Yes. Templates and playbooks can be adapted across similar supplier relationships to ensure consistency and efficiency. Standardized clauses for payment terms, confidentiality, and insurance reduce negotiation time and legal costs for routine transactions while preserving the ability to tailor key commercial terms for unique arrangements. Templates should be regularly reviewed to reflect regulatory changes and evolving business needs. Maintain a process for escalating high-risk or nonstandard deviations from the template so unusual terms receive focused legal attention before execution.

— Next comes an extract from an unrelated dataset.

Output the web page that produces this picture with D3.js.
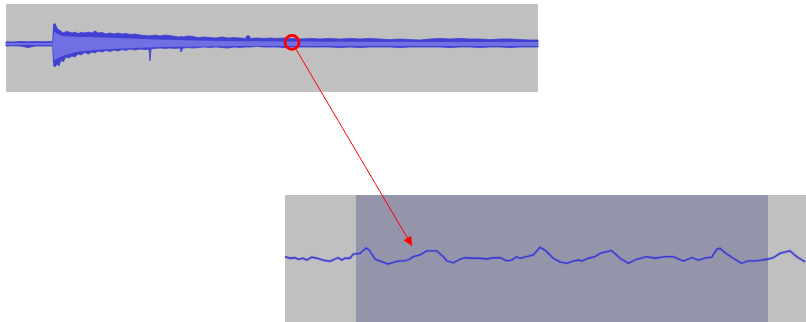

A service level agreement defines performance standards, uptime or delivery metrics, measurement methods, and remedies for unmet targets. SLAs create objective criteria for evaluating supplier performance and trigger specific remedies or credits, encouraging suppliers to meet agreed reliability and quality thresholds. Including reporting obligations, escalation procedures, and defined measurement intervals helps monitor compliance. SLAs work best when integrated with operational practices and paired with incentives for sustained performance, aligning supplier behavior with the buyer’s operational needs.
Choice of law determines which jurisdiction’s statutes and case law govern contract interpretation, which affects enforceability and available remedies. Dispute resolution clauses, whether litigation or arbitration, influence cost, confidentiality, and the timeline for resolution. Parties should select forums that balance fairness, convenience, and predictability for enforcement. Consider enforceability of judgments and the potential need to collect in other jurisdictions when choosing dispute resolution mechanisms. Thoughtful selection of law and forum reduces surprise and ensures that remedies can be executed practically where suppliers operate or hold assets.